| Exercise prompt |
Note each line of the listing that contains the string "chart", and copy it.

| Material for the task |
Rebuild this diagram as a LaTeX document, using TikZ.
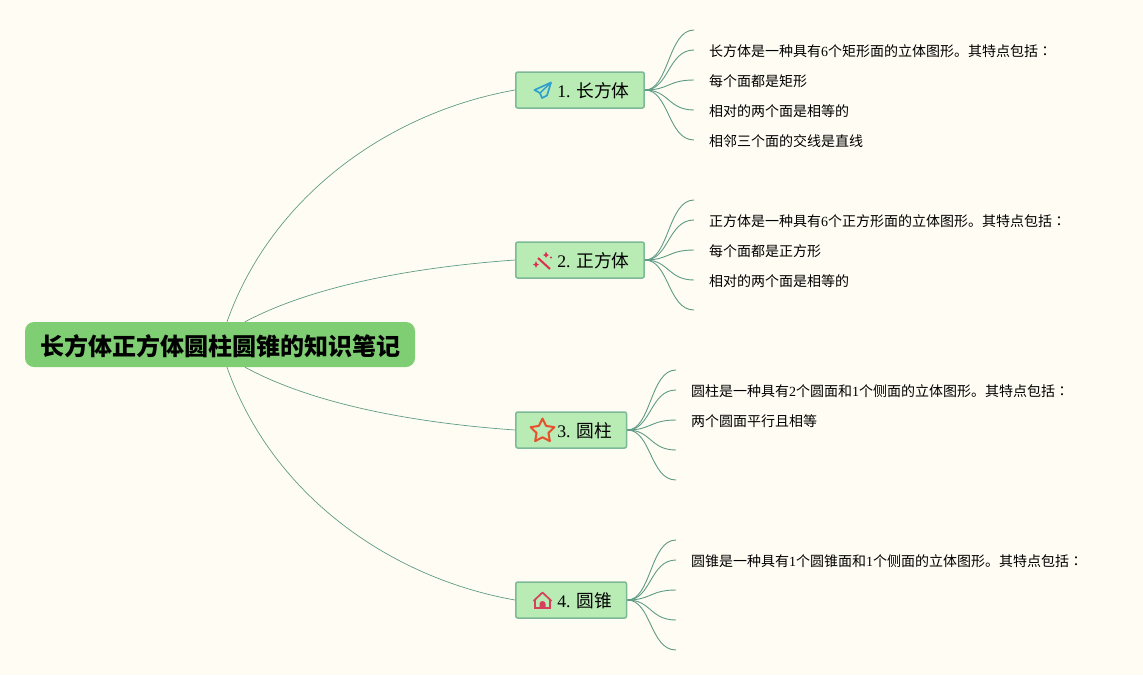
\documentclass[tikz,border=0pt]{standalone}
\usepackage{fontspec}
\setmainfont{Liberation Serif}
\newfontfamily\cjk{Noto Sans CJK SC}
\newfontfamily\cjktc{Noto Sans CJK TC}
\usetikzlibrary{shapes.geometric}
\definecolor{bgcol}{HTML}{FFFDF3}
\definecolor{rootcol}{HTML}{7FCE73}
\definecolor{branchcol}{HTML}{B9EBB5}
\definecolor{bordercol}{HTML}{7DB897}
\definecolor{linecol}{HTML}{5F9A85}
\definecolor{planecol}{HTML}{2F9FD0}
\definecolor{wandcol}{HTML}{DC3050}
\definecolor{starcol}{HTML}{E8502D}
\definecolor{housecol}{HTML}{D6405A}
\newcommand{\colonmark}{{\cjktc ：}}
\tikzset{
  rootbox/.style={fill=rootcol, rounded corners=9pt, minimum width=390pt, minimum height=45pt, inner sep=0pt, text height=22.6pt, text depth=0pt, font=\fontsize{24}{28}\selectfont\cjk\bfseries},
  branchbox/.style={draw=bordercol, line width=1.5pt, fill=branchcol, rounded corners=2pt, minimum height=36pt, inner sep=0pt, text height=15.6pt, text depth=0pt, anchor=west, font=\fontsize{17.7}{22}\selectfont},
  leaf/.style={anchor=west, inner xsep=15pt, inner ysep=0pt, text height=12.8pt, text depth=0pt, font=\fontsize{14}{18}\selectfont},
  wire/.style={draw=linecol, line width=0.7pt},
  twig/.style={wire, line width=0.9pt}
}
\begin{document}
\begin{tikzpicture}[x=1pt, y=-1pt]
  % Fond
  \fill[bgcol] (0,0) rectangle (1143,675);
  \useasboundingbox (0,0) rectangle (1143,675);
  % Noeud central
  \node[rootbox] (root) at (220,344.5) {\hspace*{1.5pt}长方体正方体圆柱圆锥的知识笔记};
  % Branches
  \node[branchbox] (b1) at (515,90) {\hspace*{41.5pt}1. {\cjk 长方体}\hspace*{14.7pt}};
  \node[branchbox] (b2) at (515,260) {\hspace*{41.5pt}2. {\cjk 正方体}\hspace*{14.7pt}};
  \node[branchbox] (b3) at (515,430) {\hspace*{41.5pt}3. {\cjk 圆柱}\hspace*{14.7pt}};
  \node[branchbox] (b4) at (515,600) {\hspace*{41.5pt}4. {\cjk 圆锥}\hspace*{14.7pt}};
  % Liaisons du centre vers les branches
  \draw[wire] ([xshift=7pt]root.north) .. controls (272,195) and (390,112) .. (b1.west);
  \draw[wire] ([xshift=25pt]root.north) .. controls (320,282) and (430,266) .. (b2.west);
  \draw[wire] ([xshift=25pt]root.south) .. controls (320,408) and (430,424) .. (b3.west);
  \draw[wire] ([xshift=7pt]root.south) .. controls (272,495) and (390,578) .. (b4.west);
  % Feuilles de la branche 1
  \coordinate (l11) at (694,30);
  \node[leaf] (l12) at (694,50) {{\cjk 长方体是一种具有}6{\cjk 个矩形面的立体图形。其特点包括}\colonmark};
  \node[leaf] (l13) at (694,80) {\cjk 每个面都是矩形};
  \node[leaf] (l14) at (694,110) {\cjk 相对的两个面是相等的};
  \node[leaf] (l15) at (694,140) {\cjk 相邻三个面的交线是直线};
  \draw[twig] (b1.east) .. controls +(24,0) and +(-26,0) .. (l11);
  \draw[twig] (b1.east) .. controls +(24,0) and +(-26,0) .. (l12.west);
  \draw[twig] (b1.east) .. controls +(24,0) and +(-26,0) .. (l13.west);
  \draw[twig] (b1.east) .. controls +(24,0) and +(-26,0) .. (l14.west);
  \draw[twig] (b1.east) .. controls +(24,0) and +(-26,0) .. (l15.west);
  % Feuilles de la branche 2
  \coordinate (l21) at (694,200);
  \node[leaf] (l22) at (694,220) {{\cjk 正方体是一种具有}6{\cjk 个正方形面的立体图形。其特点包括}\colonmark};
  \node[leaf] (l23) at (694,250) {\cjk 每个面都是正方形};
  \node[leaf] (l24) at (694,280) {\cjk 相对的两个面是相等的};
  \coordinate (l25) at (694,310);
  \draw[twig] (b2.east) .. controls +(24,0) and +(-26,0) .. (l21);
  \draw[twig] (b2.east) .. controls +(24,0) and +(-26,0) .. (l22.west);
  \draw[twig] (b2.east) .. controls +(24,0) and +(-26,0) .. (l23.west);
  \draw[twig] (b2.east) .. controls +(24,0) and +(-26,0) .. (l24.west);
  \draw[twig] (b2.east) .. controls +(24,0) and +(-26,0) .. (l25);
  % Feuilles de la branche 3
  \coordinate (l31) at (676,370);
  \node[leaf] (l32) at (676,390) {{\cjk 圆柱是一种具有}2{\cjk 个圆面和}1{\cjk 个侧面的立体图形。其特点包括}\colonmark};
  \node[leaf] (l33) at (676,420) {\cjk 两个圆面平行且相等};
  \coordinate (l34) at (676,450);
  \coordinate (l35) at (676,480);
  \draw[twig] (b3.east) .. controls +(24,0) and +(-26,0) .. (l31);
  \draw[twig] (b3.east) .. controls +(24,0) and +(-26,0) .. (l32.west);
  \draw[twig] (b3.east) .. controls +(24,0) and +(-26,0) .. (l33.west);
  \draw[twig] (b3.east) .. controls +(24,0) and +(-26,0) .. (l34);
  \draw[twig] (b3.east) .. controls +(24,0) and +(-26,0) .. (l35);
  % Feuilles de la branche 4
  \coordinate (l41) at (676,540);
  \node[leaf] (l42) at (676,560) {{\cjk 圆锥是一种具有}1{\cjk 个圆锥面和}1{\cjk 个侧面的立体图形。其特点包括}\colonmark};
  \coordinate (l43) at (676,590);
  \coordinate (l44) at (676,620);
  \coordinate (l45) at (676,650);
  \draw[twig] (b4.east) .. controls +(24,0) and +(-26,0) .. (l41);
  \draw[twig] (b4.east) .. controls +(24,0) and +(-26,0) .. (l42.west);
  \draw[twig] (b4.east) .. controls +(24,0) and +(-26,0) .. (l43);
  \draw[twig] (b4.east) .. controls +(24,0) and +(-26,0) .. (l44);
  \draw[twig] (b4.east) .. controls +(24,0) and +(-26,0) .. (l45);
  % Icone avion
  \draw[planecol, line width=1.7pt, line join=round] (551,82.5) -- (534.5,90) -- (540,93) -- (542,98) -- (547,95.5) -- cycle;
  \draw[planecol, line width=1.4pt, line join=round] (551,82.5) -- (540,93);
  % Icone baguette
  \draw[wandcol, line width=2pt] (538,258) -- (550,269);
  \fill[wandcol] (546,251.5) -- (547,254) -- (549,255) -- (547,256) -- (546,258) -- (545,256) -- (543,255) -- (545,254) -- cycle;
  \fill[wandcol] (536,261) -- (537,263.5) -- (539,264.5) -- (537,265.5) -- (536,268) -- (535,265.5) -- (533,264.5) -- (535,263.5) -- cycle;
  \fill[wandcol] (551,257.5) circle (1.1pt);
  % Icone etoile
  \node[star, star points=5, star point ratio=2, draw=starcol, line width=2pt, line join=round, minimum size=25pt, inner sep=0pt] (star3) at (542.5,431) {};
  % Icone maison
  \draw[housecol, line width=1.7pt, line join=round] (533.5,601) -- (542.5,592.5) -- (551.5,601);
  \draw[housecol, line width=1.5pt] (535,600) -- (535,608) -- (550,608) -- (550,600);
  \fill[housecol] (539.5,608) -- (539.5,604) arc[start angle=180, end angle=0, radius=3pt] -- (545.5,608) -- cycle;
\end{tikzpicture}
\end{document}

--

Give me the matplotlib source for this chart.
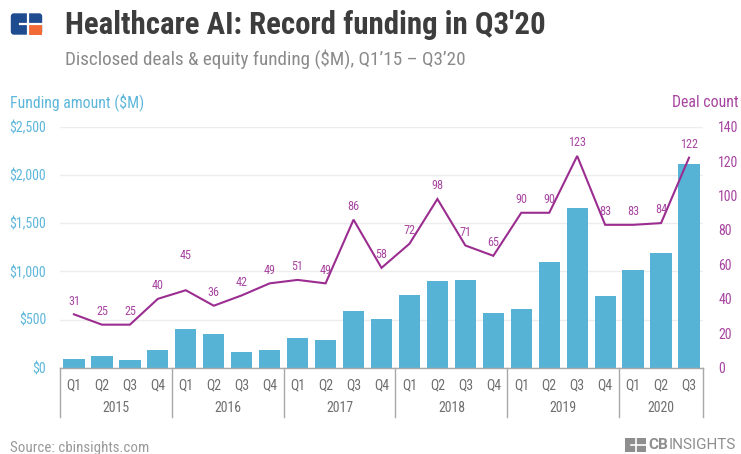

---

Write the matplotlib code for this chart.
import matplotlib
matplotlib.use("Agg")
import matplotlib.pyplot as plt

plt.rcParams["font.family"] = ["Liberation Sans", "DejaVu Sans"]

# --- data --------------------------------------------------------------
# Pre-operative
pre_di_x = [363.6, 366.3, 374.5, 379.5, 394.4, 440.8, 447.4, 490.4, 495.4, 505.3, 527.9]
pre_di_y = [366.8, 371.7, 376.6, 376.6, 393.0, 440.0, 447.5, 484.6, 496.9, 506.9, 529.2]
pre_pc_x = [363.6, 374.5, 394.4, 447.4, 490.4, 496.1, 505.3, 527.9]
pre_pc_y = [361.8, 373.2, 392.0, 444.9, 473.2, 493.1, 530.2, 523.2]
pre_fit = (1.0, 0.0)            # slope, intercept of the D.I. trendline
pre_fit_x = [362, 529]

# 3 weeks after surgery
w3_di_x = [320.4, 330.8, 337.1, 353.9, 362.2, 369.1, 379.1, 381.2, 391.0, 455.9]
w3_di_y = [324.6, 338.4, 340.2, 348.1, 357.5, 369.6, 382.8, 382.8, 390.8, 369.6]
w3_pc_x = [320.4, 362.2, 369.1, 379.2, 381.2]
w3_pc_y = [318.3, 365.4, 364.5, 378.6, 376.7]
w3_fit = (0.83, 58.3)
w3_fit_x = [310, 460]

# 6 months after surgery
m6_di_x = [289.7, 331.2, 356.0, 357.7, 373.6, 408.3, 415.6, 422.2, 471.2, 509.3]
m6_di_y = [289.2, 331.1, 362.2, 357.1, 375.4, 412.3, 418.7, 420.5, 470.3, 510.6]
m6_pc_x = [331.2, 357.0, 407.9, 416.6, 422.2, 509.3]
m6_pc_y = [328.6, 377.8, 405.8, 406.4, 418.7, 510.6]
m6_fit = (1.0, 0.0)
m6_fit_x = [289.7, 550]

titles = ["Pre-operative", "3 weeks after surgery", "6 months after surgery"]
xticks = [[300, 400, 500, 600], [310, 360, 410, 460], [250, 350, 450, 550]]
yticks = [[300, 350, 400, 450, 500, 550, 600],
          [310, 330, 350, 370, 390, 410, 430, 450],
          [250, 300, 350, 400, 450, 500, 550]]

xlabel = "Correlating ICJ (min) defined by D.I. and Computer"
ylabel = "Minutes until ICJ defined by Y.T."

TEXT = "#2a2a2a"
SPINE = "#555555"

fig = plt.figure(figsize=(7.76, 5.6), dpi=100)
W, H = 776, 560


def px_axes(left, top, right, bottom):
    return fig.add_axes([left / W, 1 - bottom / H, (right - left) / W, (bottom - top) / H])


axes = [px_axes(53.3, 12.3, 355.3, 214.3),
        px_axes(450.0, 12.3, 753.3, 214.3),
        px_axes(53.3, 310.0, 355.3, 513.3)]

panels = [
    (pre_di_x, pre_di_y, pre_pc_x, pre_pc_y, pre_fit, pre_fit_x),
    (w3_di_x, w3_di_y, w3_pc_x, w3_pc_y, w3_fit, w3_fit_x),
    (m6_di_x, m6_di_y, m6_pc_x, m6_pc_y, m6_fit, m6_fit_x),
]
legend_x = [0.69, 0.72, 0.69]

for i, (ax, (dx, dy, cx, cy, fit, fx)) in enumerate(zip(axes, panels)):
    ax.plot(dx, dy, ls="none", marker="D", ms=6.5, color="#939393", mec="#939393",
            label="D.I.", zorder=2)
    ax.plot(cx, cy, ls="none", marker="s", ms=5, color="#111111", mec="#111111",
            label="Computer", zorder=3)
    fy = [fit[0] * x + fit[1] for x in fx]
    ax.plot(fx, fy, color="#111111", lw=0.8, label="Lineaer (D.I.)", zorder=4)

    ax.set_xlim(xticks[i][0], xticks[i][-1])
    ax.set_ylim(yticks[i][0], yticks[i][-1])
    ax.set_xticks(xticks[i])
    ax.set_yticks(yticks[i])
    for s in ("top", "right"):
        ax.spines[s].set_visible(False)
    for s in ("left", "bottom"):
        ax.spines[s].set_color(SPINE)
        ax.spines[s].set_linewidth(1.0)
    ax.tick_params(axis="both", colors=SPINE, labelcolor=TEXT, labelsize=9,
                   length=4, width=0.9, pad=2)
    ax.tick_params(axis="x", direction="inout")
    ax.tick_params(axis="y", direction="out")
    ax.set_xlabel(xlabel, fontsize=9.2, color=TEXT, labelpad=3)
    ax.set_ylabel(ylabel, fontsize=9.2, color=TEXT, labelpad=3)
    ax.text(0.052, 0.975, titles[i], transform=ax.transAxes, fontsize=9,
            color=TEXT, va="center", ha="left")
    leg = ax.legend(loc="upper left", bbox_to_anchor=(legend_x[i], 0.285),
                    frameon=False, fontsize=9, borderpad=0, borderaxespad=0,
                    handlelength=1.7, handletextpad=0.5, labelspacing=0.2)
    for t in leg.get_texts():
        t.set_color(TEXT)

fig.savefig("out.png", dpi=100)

| Final answer |
Give me the matplotlib source for this chart.
Write the matplotlib code for this chart.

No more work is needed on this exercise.